Return every line of the records below verbatim, with no pictures in the copy.

START

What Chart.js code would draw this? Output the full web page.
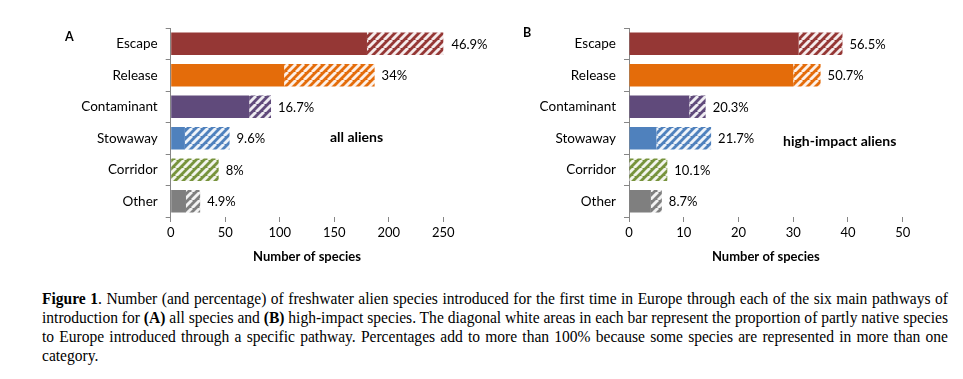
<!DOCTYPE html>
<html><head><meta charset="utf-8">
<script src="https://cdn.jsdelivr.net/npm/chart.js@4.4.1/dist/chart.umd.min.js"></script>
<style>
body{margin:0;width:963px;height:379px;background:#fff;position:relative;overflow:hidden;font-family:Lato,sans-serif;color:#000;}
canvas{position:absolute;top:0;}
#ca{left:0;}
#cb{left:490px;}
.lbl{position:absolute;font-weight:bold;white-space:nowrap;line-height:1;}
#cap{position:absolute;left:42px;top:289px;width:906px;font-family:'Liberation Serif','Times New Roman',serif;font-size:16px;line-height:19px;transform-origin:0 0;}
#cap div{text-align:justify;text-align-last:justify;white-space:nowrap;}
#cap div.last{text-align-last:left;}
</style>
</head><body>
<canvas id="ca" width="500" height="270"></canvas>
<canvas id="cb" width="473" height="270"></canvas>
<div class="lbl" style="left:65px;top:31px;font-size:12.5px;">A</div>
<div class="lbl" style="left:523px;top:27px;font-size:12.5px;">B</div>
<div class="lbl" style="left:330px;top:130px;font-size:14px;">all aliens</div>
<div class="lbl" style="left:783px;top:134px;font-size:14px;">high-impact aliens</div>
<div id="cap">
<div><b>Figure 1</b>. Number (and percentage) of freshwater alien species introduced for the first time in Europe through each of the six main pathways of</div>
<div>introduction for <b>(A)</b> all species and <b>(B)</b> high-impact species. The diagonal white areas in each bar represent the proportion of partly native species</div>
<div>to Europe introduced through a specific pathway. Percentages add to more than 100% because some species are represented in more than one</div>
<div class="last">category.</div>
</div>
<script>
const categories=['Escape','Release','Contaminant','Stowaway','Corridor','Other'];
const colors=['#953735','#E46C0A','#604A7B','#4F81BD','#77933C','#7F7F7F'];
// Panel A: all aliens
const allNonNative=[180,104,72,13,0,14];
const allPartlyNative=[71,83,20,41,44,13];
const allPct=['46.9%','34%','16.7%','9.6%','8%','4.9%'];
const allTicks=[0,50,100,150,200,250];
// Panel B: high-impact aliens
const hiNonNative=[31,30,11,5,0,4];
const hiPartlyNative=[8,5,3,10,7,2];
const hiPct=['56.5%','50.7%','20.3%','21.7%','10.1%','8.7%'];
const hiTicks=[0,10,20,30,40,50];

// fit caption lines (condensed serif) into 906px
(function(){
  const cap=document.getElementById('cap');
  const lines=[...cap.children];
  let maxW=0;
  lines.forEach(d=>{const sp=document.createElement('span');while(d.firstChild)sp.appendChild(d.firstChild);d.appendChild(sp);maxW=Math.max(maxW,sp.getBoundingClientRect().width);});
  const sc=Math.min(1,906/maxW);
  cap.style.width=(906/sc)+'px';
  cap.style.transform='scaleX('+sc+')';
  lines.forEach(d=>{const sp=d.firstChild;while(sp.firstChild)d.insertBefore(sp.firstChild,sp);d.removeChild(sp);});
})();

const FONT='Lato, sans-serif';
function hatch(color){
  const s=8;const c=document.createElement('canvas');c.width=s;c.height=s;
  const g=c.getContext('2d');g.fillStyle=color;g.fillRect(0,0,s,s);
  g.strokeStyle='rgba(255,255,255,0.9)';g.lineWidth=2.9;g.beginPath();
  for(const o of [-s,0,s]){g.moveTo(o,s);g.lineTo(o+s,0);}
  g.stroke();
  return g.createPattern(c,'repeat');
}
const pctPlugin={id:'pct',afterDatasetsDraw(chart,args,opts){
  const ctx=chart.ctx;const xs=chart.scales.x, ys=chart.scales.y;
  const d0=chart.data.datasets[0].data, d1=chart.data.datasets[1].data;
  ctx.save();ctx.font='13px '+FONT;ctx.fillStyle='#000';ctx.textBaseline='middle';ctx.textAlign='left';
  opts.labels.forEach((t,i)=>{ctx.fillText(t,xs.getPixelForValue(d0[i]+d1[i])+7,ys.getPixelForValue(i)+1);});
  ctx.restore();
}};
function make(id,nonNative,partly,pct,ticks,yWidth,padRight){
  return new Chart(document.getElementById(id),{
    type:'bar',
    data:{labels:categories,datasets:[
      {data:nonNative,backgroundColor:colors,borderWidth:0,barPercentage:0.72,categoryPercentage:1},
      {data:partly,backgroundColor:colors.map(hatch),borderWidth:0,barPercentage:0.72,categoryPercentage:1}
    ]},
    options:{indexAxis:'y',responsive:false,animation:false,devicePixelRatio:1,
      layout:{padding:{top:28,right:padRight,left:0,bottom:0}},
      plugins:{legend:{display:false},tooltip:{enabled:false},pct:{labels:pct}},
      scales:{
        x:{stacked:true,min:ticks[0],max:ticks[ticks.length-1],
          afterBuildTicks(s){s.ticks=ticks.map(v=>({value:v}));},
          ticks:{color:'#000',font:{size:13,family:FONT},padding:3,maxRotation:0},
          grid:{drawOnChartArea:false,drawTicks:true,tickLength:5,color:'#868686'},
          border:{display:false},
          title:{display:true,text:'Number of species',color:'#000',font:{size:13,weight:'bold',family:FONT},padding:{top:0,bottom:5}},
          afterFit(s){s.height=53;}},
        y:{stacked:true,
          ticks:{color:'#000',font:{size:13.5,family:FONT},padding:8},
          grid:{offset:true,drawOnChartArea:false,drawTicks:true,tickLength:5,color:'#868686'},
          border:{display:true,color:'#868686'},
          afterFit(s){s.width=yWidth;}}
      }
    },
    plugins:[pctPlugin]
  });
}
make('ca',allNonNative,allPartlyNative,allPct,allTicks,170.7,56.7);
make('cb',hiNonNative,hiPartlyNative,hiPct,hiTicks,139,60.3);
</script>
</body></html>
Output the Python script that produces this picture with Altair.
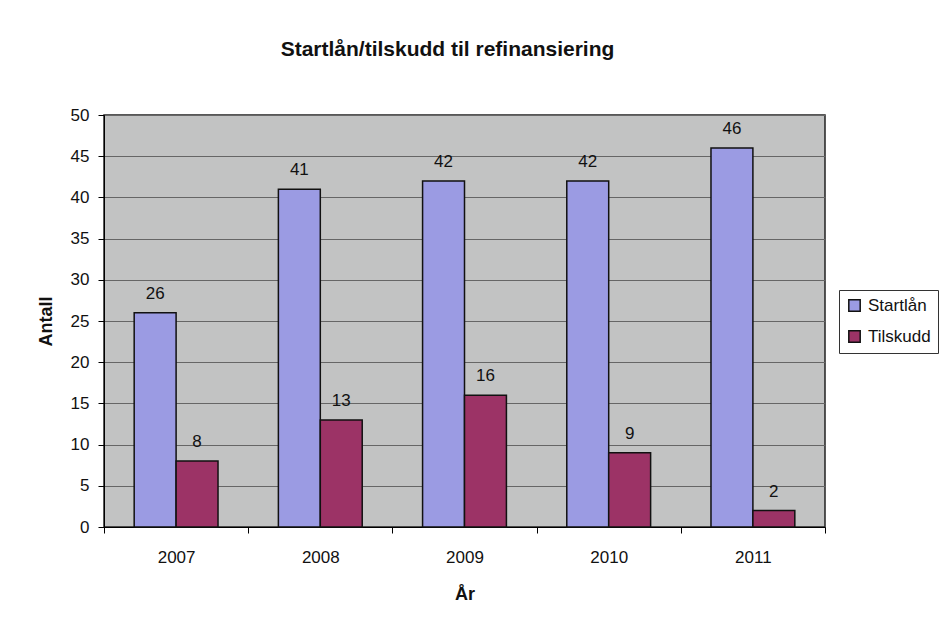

END

ANSWER
What Chart.js code would draw this? Output the full web page.
<!DOCTYPE html>
<html><head><meta charset="utf-8">
<script src="https://cdn.jsdelivr.net/npm/chart.js@4.4.1/dist/chart.umd.min.js"></script>
<style>
body{margin:0;width:963px;height:379px;background:#fff;position:relative;overflow:hidden;font-family:Lato,sans-serif;color:#000;}
canvas{position:absolute;top:0;}
#ca{left:0;}
#cb{left:490px;}
.lbl{position:absolute;font-weight:bold;white-space:nowrap;line-height:1;}
#cap{position:absolute;left:42px;top:289px;width:906px;font-family:'Liberation Serif','Times New Roman',serif;font-size:16px;line-height:19px;transform-origin:0 0;}
#cap div{text-align:justify;text-align-last:justify;white-space:nowrap;}
#cap div.last{text-align-last:left;}
</style>
</head><body>
<canvas id="ca" width="500" height="270"></canvas>
<canvas id="cb" width="473" height="270"></canvas>
<div class="lbl" style="left:65px;top:31px;font-size:12.5px;">A</div>
<div class="lbl" style="left:523px;top:27px;font-size:12.5px;">B</div>
<div class="lbl" style="left:330px;top:130px;font-size:14px;">all aliens</div>
<div class="lbl" style="left:783px;top:134px;font-size:14px;">high-impact aliens</div>
<div id="cap">
<div><b>Figure 1</b>. Number (and percentage) of freshwater alien species introduced for the first time in Europe through each of the six main pathways of</div>
<div>introduction for <b>(A)</b> all species and <b>(B)</b> high-impact species. The diagonal white areas in each bar represent the proportion of partly native species</div>
<div>to Europe introduced through a specific pathway. Percentages add to more than 100% because some species are represented in more than one</div>
<div class="last">category.</div>
</div>
<script>
const categories=['Escape','Release','Contaminant','Stowaway','Corridor','Other'];
const colors=['#953735','#E46C0A','#604A7B','#4F81BD','#77933C','#7F7F7F'];
// Panel A: all aliens
const allNonNative=[180,104,72,13,0,14];
const allPartlyNative=[71,83,20,41,44,13];
const allPct=['46.9%','34%','16.7%','9.6%','8%','4.9%'];
const allTicks=[0,50,100,150,200,250];
// Panel B: high-impact aliens
const hiNonNative=[31,30,11,5,0,4];
const hiPartlyNative=[8,5,3,10,7,2];
const hiPct=['56.5%','50.7%','20.3%','21.7%','10.1%','8.7%'];
const hiTicks=[0,10,20,30,40,50];

// fit caption lines (condensed serif) into 906px
(function(){
  const cap=document.getElementById('cap');
  const lines=[...cap.children];
  let maxW=0;
  lines.forEach(d=>{const sp=document.createElement('span');while(d.firstChild)sp.appendChild(d.firstChild);d.appendChild(sp);maxW=Math.max(maxW,sp.getBoundingClientRect().width);});
  const sc=Math.min(1,906/maxW);
  cap.style.width=(906/sc)+'px';
  cap.style.transform='scaleX('+sc+')';
  lines.forEach(d=>{const sp=d.firstChild;while(sp.firstChild)d.insertBefore(sp.firstChild,sp);d.removeChild(sp);});
})();

const FONT='Lato, sans-serif';
function hatch(color){
  const s=8;const c=document.createElement('canvas');c.width=s;c.height=s;
  const g=c.getContext('2d');g.fillStyle=color;g.fillRect(0,0,s,s);
  g.strokeStyle='rgba(255,255,255,0.9)';g.lineWidth=2.9;g.beginPath();
  for(const o of [-s,0,s]){g.moveTo(o,s);g.lineTo(o+s,0);}
  g.stroke();
  return g.createPattern(c,'repeat');
}
const pctPlugin={id:'pct',afterDatasetsDraw(chart,args,opts){
  const ctx=chart.ctx;const xs=chart.scales.x, ys=chart.scales.y;
  const d0=chart.data.datasets[0].data, d1=chart.data.datasets[1].data;
  ctx.save();ctx.font='13px '+FONT;ctx.fillStyle='#000';ctx.textBaseline='middle';ctx.textAlign='left';
  opts.labels.forEach((t,i)=>{ctx.fillText(t,xs.getPixelForValue(d0[i]+d1[i])+7,ys.getPixelForValue(i)+1);});
  ctx.restore();
}};
function make(id,nonNative,partly,pct,ticks,yWidth,padRight){
  return new Chart(document.getElementById(id),{
    type:'bar',
    data:{labels:categories,datasets:[
      {data:nonNative,backgroundColor:colors,borderWidth:0,barPercentage:0.72,categoryPercentage:1},
      {data:partly,backgroundColor:colors.map(hatch),borderWidth:0,barPercentage:0.72,categoryPercentage:1}
    ]},
    options:{indexAxis:'y',responsive:false,animation:false,devicePixelRatio:1,
      layout:{padding:{top:28,right:padRight,left:0,bottom:0}},
      plugins:{legend:{display:false},tooltip:{enabled:false},pct:{labels:pct}},
      scales:{
        x:{stacked:true,min:ticks[0],max:ticks[ticks.length-1],
          afterBuildTicks(s){s.ticks=ticks.map(v=>({value:v}));},
          ticks:{color:'#000',font:{size:13,family:FONT},padding:3,maxRotation:0},
          grid:{drawOnChartArea:false,drawTicks:true,tickLength:5,color:'#868686'},
          border:{display:false},
          title:{display:true,text:'Number of species',color:'#000',font:{size:13,weight:'bold',family:FONT},padding:{top:0,bottom:5}},
          afterFit(s){s.height=53;}},
        y:{stacked:true,
          ticks:{color:'#000',font:{size:13.5,family:FONT},padding:8},
          grid:{offset:true,drawOnChartArea:false,drawTicks:true,tickLength:5,color:'#868686'},
          border:{display:true,color:'#868686'},
          afterFit(s){s.width=yWidth;}}
      }
    },
    plugins:[pctPlugin]
  });
}
make('ca',allNonNative,allPartlyNative,allPct,allTicks,170.7,56.7);
make('cb',hiNonNative,hiPartlyNative,hiPct,hiTicks,139,60.3);
</script>
</body></html>
Output the Python script that produces this picture with Altair.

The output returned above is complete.